In the US, in 1984, a court re-characterised a repo as a disguised secured loan and, ever since, there has been a concern that a court might do so once again. To avoid this risk, Congress provided a “safe harbour” for “securities contracts” --- including repo --- by exempting them from the main provisions of the Bankruptcy Code, notably from the automatic stay of enforcement. But it did so in an odd way. Rather than define a repo as a sale of collateral, Congress decided to level up the protection of secured loans by securities intermediaries. This was done by deeming securities interests such as pledges to be immediately perfected. An intermediary holding pledged collateral therefore has the same right to possess, enjoy and alienate that collateral as if it had been transferred by sale.

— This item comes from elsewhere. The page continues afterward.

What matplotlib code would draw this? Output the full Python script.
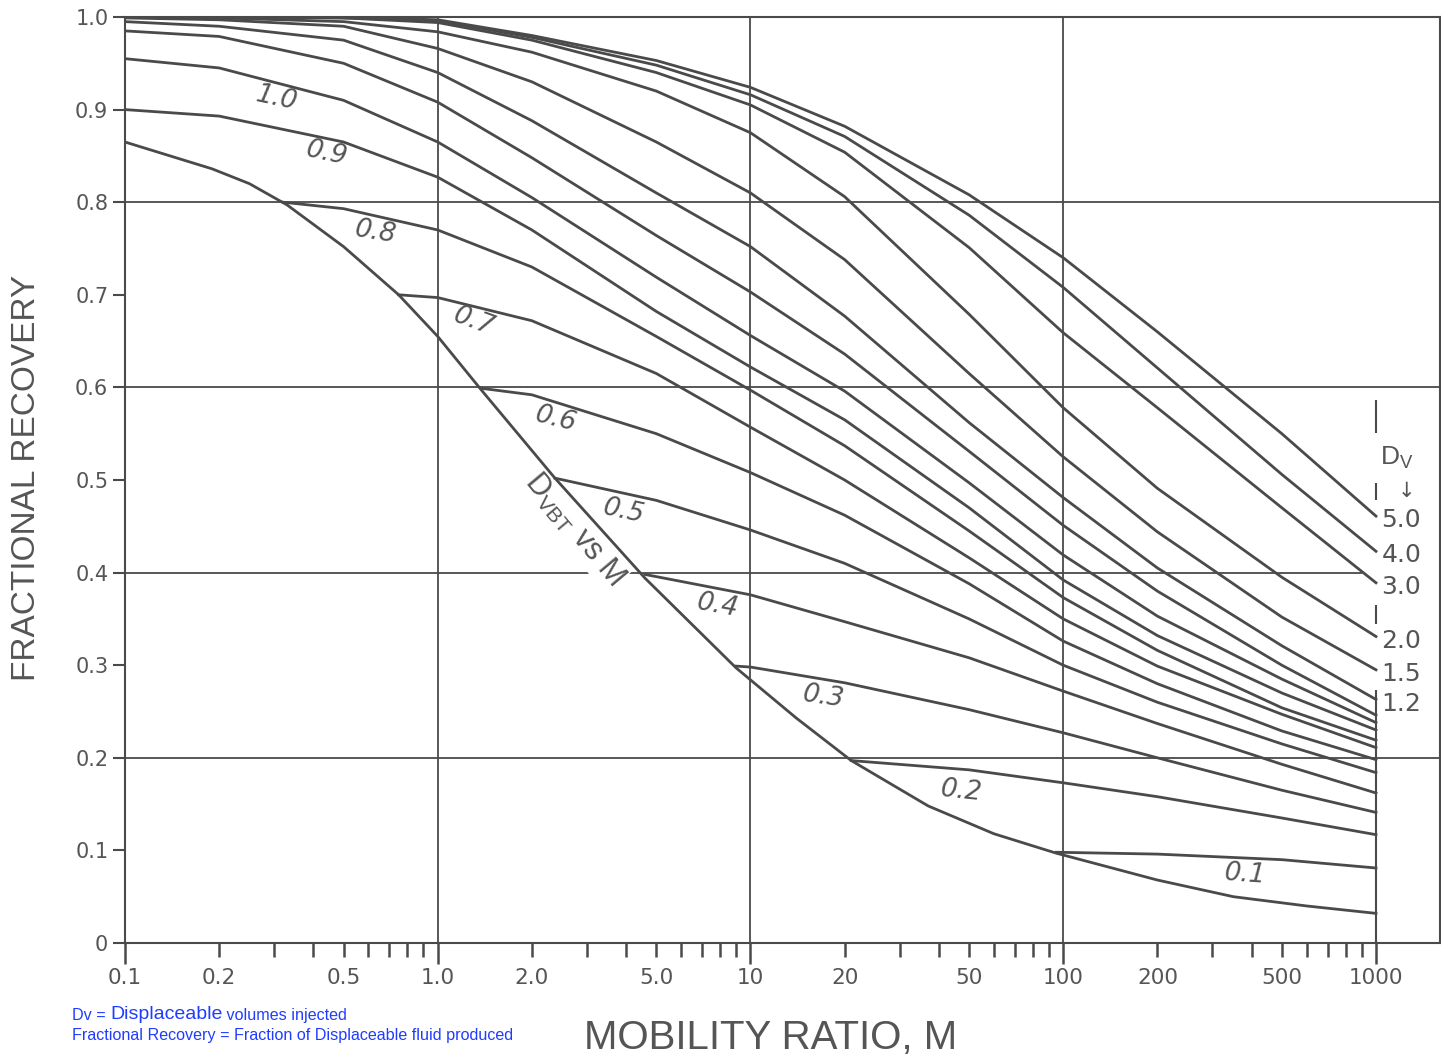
import numpy as np
import matplotlib.pyplot as plt
from matplotlib import font_manager
from matplotlib.ticker import FixedLocator, FuncFormatter

# breakthrough curve (Dv at breakthrough vs M)
m_bt = [0.1, 0.19, 0.25, 0.33, 0.5, 0.75, 1.0, 1.38, 2.37, 4.6, 9.0, 14, 21, 37, 60, 95, 200, 350, 600, 1000]
fr_bt = [0.865, 0.836, 0.82, 0.797, 0.752, 0.70, 0.655, 0.597, 0.502, 0.394, 0.297, 0.243, 0.197,
         0.148, 0.118, 0.097, 0.068, 0.05, 0.04, 0.032]

# curves of constant Dv below 0.9 start on the breakthrough curve
m_dv01 = [95, 200, 500, 1000]
fr_dv01 = [0.098, 0.096, 0.09, 0.081]
m_dv02 = [21, 50, 100, 200, 500, 1000]
fr_dv02 = [0.197, 0.187, 0.173, 0.158, 0.135, 0.117]
m_dv03 = [9.0, 10, 20, 50, 100, 200, 500, 1000]
fr_dv03 = [0.299, 0.298, 0.281, 0.252, 0.227, 0.20, 0.165, 0.141]
m_dv04 = [4.6, 10, 20, 50, 100, 200, 500, 1000]
fr_dv04 = [0.398, 0.376, 0.347, 0.308, 0.272, 0.237, 0.193, 0.162]
m_dv05 = [2.37, 5, 10, 20, 50, 100, 200, 500, 1000]
fr_dv05 = [0.502, 0.478, 0.446, 0.41, 0.35, 0.300, 0.26, 0.215, 0.184]
m_dv06 = [1.38, 2, 5, 10, 20, 50, 100, 200, 500, 1000]
fr_dv06 = [0.599, 0.592, 0.55, 0.508, 0.462, 0.388, 0.326, 0.280, 0.229, 0.198]
m_dv07 = [0.75, 1, 2, 5, 10, 20, 50, 100, 200, 500, 1000]
fr_dv07 = [0.70, 0.697, 0.672, 0.615, 0.557, 0.500, 0.416, 0.350, 0.299, 0.247, 0.211]
m_dv08 = [0.32, 0.5, 1, 2, 5, 10, 20, 50, 100, 200, 500, 1000]
fr_dv08 = [0.80, 0.793, 0.770, 0.73, 0.655, 0.597, 0.537, 0.445, 0.373, 0.316, 0.254, 0.219]

# curves that start at the left edge share one M grid
m_grid = [0.1, 0.2, 0.5, 1, 2, 5, 10, 20, 50, 100, 200, 500, 1000]
fr_dv09 = [0.90, 0.893, 0.865, 0.827, 0.77, 0.682, 0.622, 0.565, 0.47, 0.392, 0.332, 0.27, 0.230]
fr_dv10 = [0.955, 0.945, 0.91, 0.865, 0.805, 0.719, 0.656, 0.596, 0.497, 0.419, 0.353, 0.285, 0.238]
fr_dv11 = [0.985, 0.979, 0.95, 0.908, 0.848, 0.764, 0.703, 0.636, 0.531, 0.451, 0.38, 0.30, 0.246]
fr_dv12 = [0.995, 0.99, 0.975, 0.94, 0.888, 0.81, 0.752, 0.677, 0.562, 0.481, 0.405, 0.321, 0.263]
fr_dv15 = [0.999, 0.997, 0.99, 0.966, 0.93, 0.865, 0.810, 0.738, 0.615, 0.525, 0.444, 0.352, 0.295]
fr_dv20 = [1.0, 0.999, 0.995, 0.984, 0.962, 0.92, 0.875, 0.806, 0.679, 0.578, 0.491, 0.395, 0.331]
fr_dv30 = [1.0, 1.0, 0.999, 0.994, 0.975, 0.94, 0.905, 0.854, 0.751, 0.659, 0.578, 0.47, 0.389]
fr_dv40 = [1.0, 1.0, 0.999, 0.996, 0.978, 0.948, 0.916, 0.871, 0.786, 0.708, 0.621, 0.506, 0.423]
fr_dv50 = [1.0, 1.0, 1.0, 0.997, 0.98, 0.953, 0.924, 0.882, 0.808, 0.740, 0.66, 0.55, 0.461]

low_labels = ['0.1', '0.2', '0.3', '0.4', '0.5', '0.6', '0.7', '0.8', '0.9', '1.0']
right_labels = ['5.0', '4.0', '3.0', '2.0', '1.5', '1.2']
y_ticks = [0, 0.1, 0.2, 0.3, 0.4, 0.5, 0.6, 0.7, 0.8, 0.9, 1.0]
y_tick_labels = ['0', '0.1', '0.2', '0.3', '0.4', '0.5', '0.6', '0.7', '0.8', '0.9', '1.0']
x_major = [0.1, 1, 10, 100, 1000]
x_labels = {0.1: '0.1', 0.2: '0.2', 0.5: '0.5', 1: '1.0', 2: '2.0', 5: '5.0',
            10: '10', 20: '20', 50: '50', 100: '100', 200: '200', 500: '500', 1000: '1000'}

ink = '#4a4a4a'
txt = '#555555'
num_font = 'DejaVu Sans'
plt.rcParams['font.family'] = ['Liberation Sans', 'DejaVu Sans']

fig = plt.figure(figsize=(14.41, 10.59), dpi=100)
ax = fig.add_axes([125 / 1441, 1 - 943 / 1059, 1315 / 1441, 926 / 1059])
ax.set_xscale('log')
ax.set_xlim(0.1, 1602)
ax.set_ylim(0, 1.0)

# grid
for gx in [1, 10, 100]:
    ax.axvline(gx, color=ink, lw=1.3, zorder=1)
for gy in [0.2, 0.6, 0.8]:
    ax.axhline(gy, color=ink, lw=1.3, zorder=1)
ax.hlines(0.4, 0.1, 900, color=ink, lw=1.3, zorder=1)

# curves
ax.plot(m_bt, fr_bt, color=ink, lw=2.0, zorder=3)
low_m = [m_dv01, m_dv02, m_dv03, m_dv04, m_dv05, m_dv06, m_dv07, m_dv08]
low_fr = [fr_dv01, fr_dv02, fr_dv03, fr_dv04, fr_dv05, fr_dv06, fr_dv07, fr_dv08]
for mm, ff in zip(low_m, low_fr):
    ax.plot(mm, ff, color=ink, lw=2.0, zorder=3, solid_joinstyle='round')
upper = [fr_dv09, fr_dv10, fr_dv11, fr_dv12, fr_dv15, fr_dv20, fr_dv30, fr_dv40, fr_dv50]
for ff in upper:
    ax.plot(m_grid, ff, color=ink, lw=2.0, zorder=3, solid_joinstyle='round')

# vertical line at M = 1000 (broken by the labels)
ax.vlines(1000, 0, fr_dv12[-1] + 0.01, color=ink, lw=1.5)
ax.vlines([1000, 1000, 1000], [0.345, 0.478, 0.551], [0.365, 0.497, 0.586], color=ink, lw=1.5)

# curve labels
lab_m = [381, 47.1, 17.1, 7.87, 3.94, 2.39, 1.30, 0.63, 0.44, 0.306]
lab_fr = [0.0745, 0.164, 0.2657, 0.364, 0.4665, 0.566, 0.671, 0.767, 0.853, 0.9125]
lab_rot = [-4, -6, -8, -10, -12, -14, -20, -9, -12, -12]
for s, xm, yf, r in zip(low_labels, lab_m, lab_fr, lab_rot):
    ax.text(xm, yf, s, rotation=r, ha='center', va='center', fontsize=19, family=num_font,
            style='italic', color=txt, rotation_mode='anchor', zorder=4)

ax.text(2.72, 0.447, r'D$_{\mathregular{VBT}}$ vs M', rotation=-50, ha='center', va='center',
        fontsize=22, color=txt, rotation_mode='anchor', zorder=2,
        bbox=dict(facecolor='white', edgecolor='none', pad=1))

right_ends = [fr_dv50[-1], fr_dv40[-1], fr_dv30[-1], fr_dv20[-1], fr_dv15[-1], fr_dv12[-1]]
for s, yf in zip(right_labels, right_ends):
    ax.annotate(s, (1000, yf), xytext=(4, -3), textcoords='offset points', family=num_font,
                ha='left', va='center', fontsize=18, color=txt)
ax.annotate(r'D$_{\mathregular{V}}$', (1000, 0.524), xytext=(3, 0), textcoords='offset points',
            ha='left', va='center', fontsize=19, color=txt)
ax.annotate('\u2193', (1000, 0.488), xytext=(16, 0), textcoords='offset points',
            ha='left', va='center', fontsize=15, color=txt, family='DejaVu Sans')

# axes, ticks
for sp in ax.spines.values():
    sp.set_color(ink)
    sp.set_linewidth(1.5)
ax.set_yticks(y_ticks)
ax.set_yticklabels(y_tick_labels, family=num_font)
ax.xaxis.set_major_locator(FixedLocator(x_major))
minor = [k * d for d in [0.1, 1, 10, 100] for k in range(2, 10)]
ax.xaxis.set_minor_locator(FixedLocator(minor))
fmt = FuncFormatter(lambda v, p: next((l for k, l in x_labels.items() if abs(v - k) < 1e-6 * k), ''))
ax.xaxis.set_major_formatter(fmt)
ax.xaxis.set_minor_formatter(fmt)
ax.tick_params(axis='x', which='major', length=15, width=1.8, color=ink, labelsize=15.5,
               labelcolor=txt, pad=3)
ax.tick_params(axis='x', which='minor', length=10, width=1.8, color=ink, labelsize=15.5,
               labelcolor=txt, pad=8)
ax.tick_params(axis='y', length=9, width=1.5, color=ink, labelsize=15, labelcolor=txt, pad=3)
for lab in ax.get_xticklabels(which='both'):
    lab.set_family(num_font)

fig.text(27 / 1441, 1 - 478 / 1059, 'FRACTIONAL RECOVERY', rotation=90, ha='center',
         va='center', fontsize=24, color=txt)
fig.text(771 / 1441, 2 / 1059, 'MOBILITY RATIO, M', ha='center', va='bottom',
         fontsize=29, color=txt)

# blue notes
names = {f.name for f in font_manager.fontManager.ttflist}
if 'Liberation Sans Narrow' in names:
    nf, ns, nb = 'Liberation Sans Narrow', 13.5, 17
else:
    nf, ns, nb = 'Liberation Sans', 11.6, 14
blue = '#1f3cff'
t1 = fig.text(72 / 1441, 1 - 1020 / 1059, 'Dv = ', fontsize=ns, color=blue, family=nf,
              va='baseline')
t2 = ax.annotate('Displaceable', xy=(1, 0), xycoords=t1, va='bottom', ha='left',
                 fontsize=nb, color=blue, family=nf, annotation_clip=False)
ax.annotate(' volumes injected', xy=(1, 0), xycoords=t2, va='bottom', ha='left',
            fontsize=ns, color=blue, family=nf, annotation_clip=False)
fig.text(72 / 1441, 1 - 1040 / 1059, 'Fractional Recovery = Fraction of Displaceable fluid produced',
         fontsize=ns, color=blue, family=nf, va='baseline')

fig.savefig('out.png', dpi=100, facecolor='white')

But let’s be clear, that does not mean US repo actually transfers collateral by pledge. SIFMA’s MRA (older cousin of the ICMA GMRA) states that the intention of the parties is to transfer title to collateral. It’s just that there is a fall-back provision. If a court again disagrees that a repo is a sale of collateral, the parties will be able to rely on the safe harbour provisions of the Bankruptcy Code to protect their collateral rights. In addition, the MRA provides a general contractual right of re-use of collateral to resolve the other key drawback to pledged collateral.
[1] And title transfer makes cross-border repo much easier as it avoids the idiosyncrasies of different insolvencies regimes.
[2] A contractual approach to managing transactions with an insolvent counterparty also avoids blunt tools like enforcement of collateral by sale, allowing flexible valuation procedures to be applied to illiquid collateral.